Posted: Nov 29, 2016 2:04 pm
by archibald
LucidFlight wrote:
Fenrir wrote:
archibald wrote:

In one of the experiments I linked to, the researcher found that the brain makes a decision before (up to 7 seconds before) the brain's owner becomes aware of it, to the extent that the researchers can predict, significantly above chance, what the brain's owner will do before he or she either does it or is conscious of having decided to do it.

That appears to undermine the idea of free will, and I would love to hear how it does not.


I don't see how this undermines the possibility of free will. Just because I am not conscious of making a decision does not mean I did not. Much is happening below the surface, so what if I'm not directly aware of it?

Unless you cobsider my subconscious as not part of me.

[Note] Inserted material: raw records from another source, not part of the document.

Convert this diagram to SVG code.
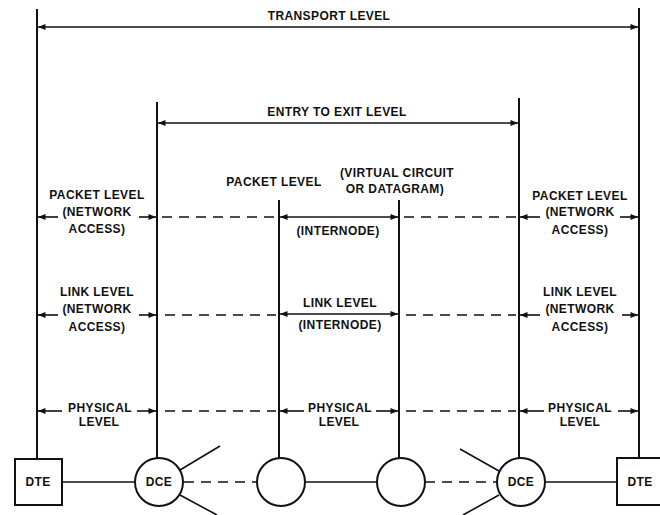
<svg xmlns="http://www.w3.org/2000/svg" width="660" height="515" viewBox="0 0 660 515">
<style>
text{font-family:"Liberation Sans",Arial,sans-serif;font-size:12px;letter-spacing:0.4px;font-weight:bold;fill:#111;text-anchor:middle}
.v{stroke:#111;stroke-width:2;fill:none}
.s{stroke:#111;stroke-width:1.6;fill:none}
.d{stroke:#111;stroke-width:1.6;fill:none;stroke-dasharray:10 7}
.node{stroke:#111;stroke-width:2;fill:#fff}
</style>
<defs>
<marker id="ah" viewBox="0 0 10 8" refX="10" refY="4" markerWidth="8" markerHeight="6" markerUnits="userSpaceOnUse" orient="auto-start-reverse">
<path d="M0,0 L10,4 L0,8 Z" fill="#111"/>
</marker>
</defs>
<rect width="660" height="515" fill="#fff"/>
<g id="connectors">
<line class="v" x1="37" y1="9" x2="37" y2="459"/>
<line class="v" x1="639" y1="8" x2="639" y2="458"/>
<line class="v" x1="157" y1="102" x2="157" y2="458"/>
<line class="v" x1="519" y1="98" x2="519" y2="458"/>
<line class="v" x1="279" y1="200" x2="279" y2="458"/>
<line class="v" x1="399" y1="200" x2="399" y2="458"/>
<line class="s" x1="38" y1="27" x2="638" y2="27" marker-start="url(#ah)" marker-end="url(#ah)"/>
<line class="s" x1="158" y1="123" x2="518" y2="123" marker-start="url(#ah)" marker-end="url(#ah)"/>
<line class="s" x1="38" y1="217" x2="58" y2="217" marker-start="url(#ah)"/>
<line class="s" x1="139" y1="217" x2="156" y2="217" marker-end="url(#ah)"/>
<line class="d" x1="162" y1="217" x2="276" y2="217"/>
<line class="s" x1="280" y1="217" x2="398" y2="217" marker-start="url(#ah)" marker-end="url(#ah)"/>
<line class="d" x1="404" y1="217" x2="516" y2="217"/>
<line class="s" x1="520" y1="217" x2="540" y2="217" marker-start="url(#ah)"/>
<line class="s" x1="620" y1="217" x2="638" y2="217" marker-end="url(#ah)"/>
<line class="s" x1="38" y1="315" x2="58" y2="315" marker-start="url(#ah)"/>
<line class="s" x1="139" y1="315" x2="156" y2="315" marker-end="url(#ah)"/>
<line class="d" x1="165" y1="315" x2="276" y2="315"/>
<line class="s" x1="280" y1="314" x2="398" y2="314" marker-start="url(#ah)" marker-end="url(#ah)"/>
<line class="d" x1="406" y1="315" x2="516" y2="315"/>
<line class="s" x1="520" y1="315" x2="540" y2="315" marker-start="url(#ah)"/>
<line class="s" x1="622" y1="315" x2="638" y2="315" marker-end="url(#ah)"/>
<line class="s" x1="38" y1="411" x2="62" y2="411" marker-start="url(#ah)"/>
<line class="s" x1="137" y1="411" x2="156" y2="411" marker-end="url(#ah)"/>
<line class="d" x1="165" y1="411" x2="276" y2="411"/>
<line class="s" x1="280" y1="411" x2="304" y2="411" marker-start="url(#ah)"/>
<line class="s" x1="376" y1="411" x2="398" y2="411" marker-end="url(#ah)"/>
<line class="d" x1="406" y1="411" x2="516" y2="411"/>
<line class="s" x1="520" y1="411" x2="544" y2="411" marker-start="url(#ah)"/>
<line class="s" x1="618" y1="411" x2="638" y2="411" marker-end="url(#ah)"/>
<line class="s" x1="62" y1="482" x2="135" y2="482"/>
<line class="d" x1="184" y1="482" x2="257" y2="482"/>
<line class="s" x1="305" y1="482" x2="377" y2="482"/>
<line class="d" x1="425" y1="482" x2="497" y2="482"/>
<line class="s" x1="545" y1="482" x2="617" y2="482"/>
<line class="s" x1="180" y1="470" x2="220" y2="446"/>
<line class="s" x1="180" y1="495" x2="217" y2="515"/>
<line class="s" x1="460" y1="449" x2="499" y2="471"/>
<line class="s" x1="463" y1="515" x2="499" y2="495"/>
</g>
<g id="labels">
<text x="329" y="20">TRANSPORT LEVEL</text>
<text x="337" y="116">ENTRY TO EXIT LEVEL</text>
<text x="97" y="199">PACKET LEVEL</text>
<text x="97" y="216">(NETWORK</text>
<text x="97" y="233">ACCESS)</text>
<text x="274" y="186">PACKET LEVEL</text>
<text x="397" y="177">(VIRTUAL CIRCUIT</text>
<text x="395" y="193">OR  DATAGRAM)</text>
<text x="338" y="235">(INTERNODE)</text>
<text x="580" y="200">PACKET LEVEL</text>
<text x="580" y="216">(NETWORK</text>
<text x="580" y="234">ACCESS)</text>
<text x="97" y="296">LINK LEVEL</text>
<text x="97" y="313">(NETWORK</text>
<text x="97" y="331">ACCESS)</text>
<text x="340" y="307">LINK LEVEL</text>
<text x="340" y="329">(INTERNODE)</text>
<text x="580" y="296">LINK LEVEL</text>
<text x="580" y="313">(NETWORK</text>
<text x="580" y="331">ACCESS)</text>
<text x="100" y="412">PHYSICAL</text>
<text x="99" y="426">LEVEL</text>
<text x="340" y="412">PHYSICAL</text>
<text x="339" y="426">LEVEL</text>
<text x="580" y="412">PHYSICAL</text>
<text x="580" y="426">LEVEL</text>
</g>
<g id="dte-left">
<rect class="node" x="15" y="459" width="47" height="46"/>
<text x="38" y="486">DTE</text>
</g>
<g id="dce-left">
<circle class="node" cx="159" cy="482" r="24"/>
<text x="159" y="486">DCE</text>
</g>
<g id="node-2">
<circle class="node" cx="281" cy="482" r="24"/>
</g>
<g id="node-3">
<circle class="node" cx="401" cy="482" r="24"/>
</g>
<g id="dce-right">
<circle class="node" cx="521" cy="482" r="24"/>
<text x="521" y="486">DCE</text>
</g>
<g id="dte-right">
<rect class="node" x="617" y="458" width="45" height="47"/>
<text x="640" y="486">DTE</text>
</g>
</svg>
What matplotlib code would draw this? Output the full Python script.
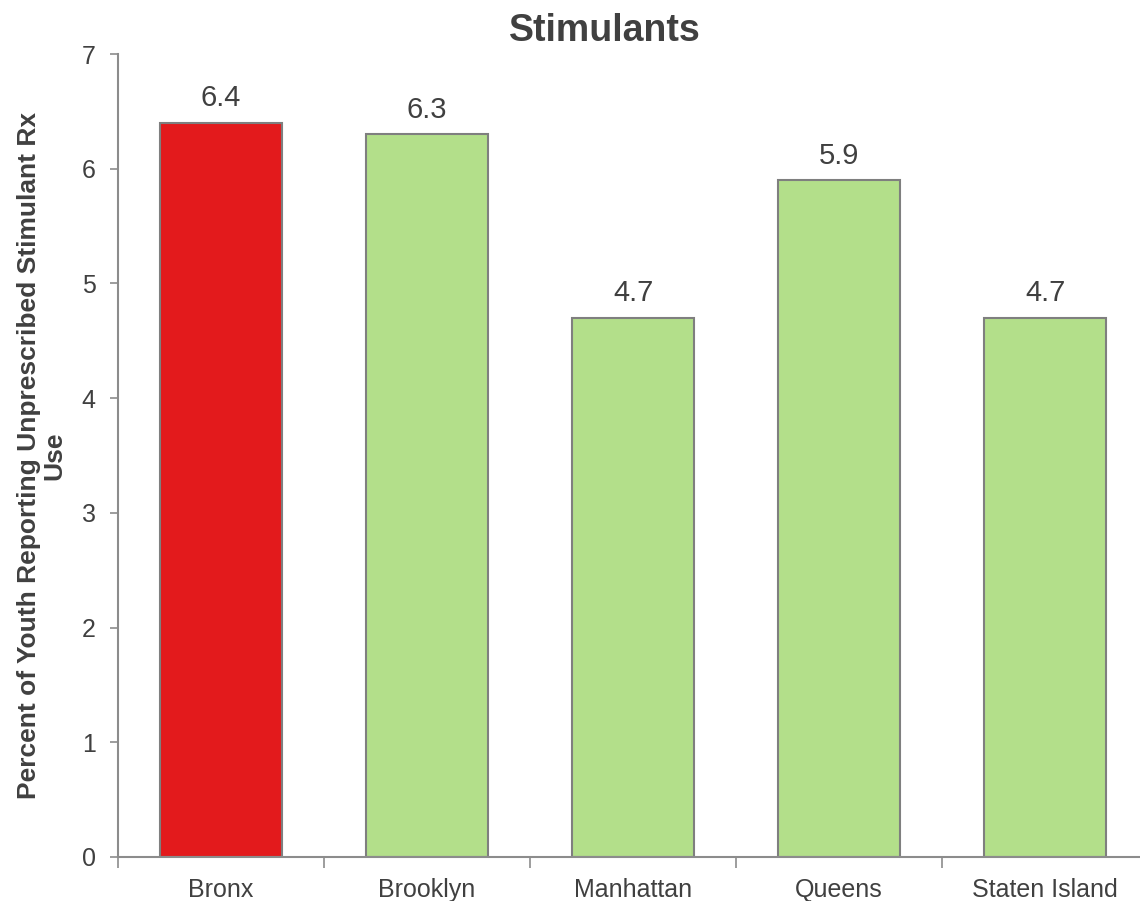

Interesting point. It is possible to non-consciously enact free will?

:popcorn:

ETA

And how would that work?


To me, and I suspect to most people who like to think that they have free will, the idea of it being non-conscious is pretty much useless. That's essentially just the brain doing it's thing, the way it does for the vast majority of all the things that we do (free will directed by consciousness being a sort of magical exception).

Non-conscious free will sounds very similar to some versions of compatibilist free will, in that the brain (not 'you' as in your conscious 'self') is free, in the same sense that an unrestrained object in space is free to move in 3 dimensions, or a more complicated robot is free to choose from the options available to it via its algorithms.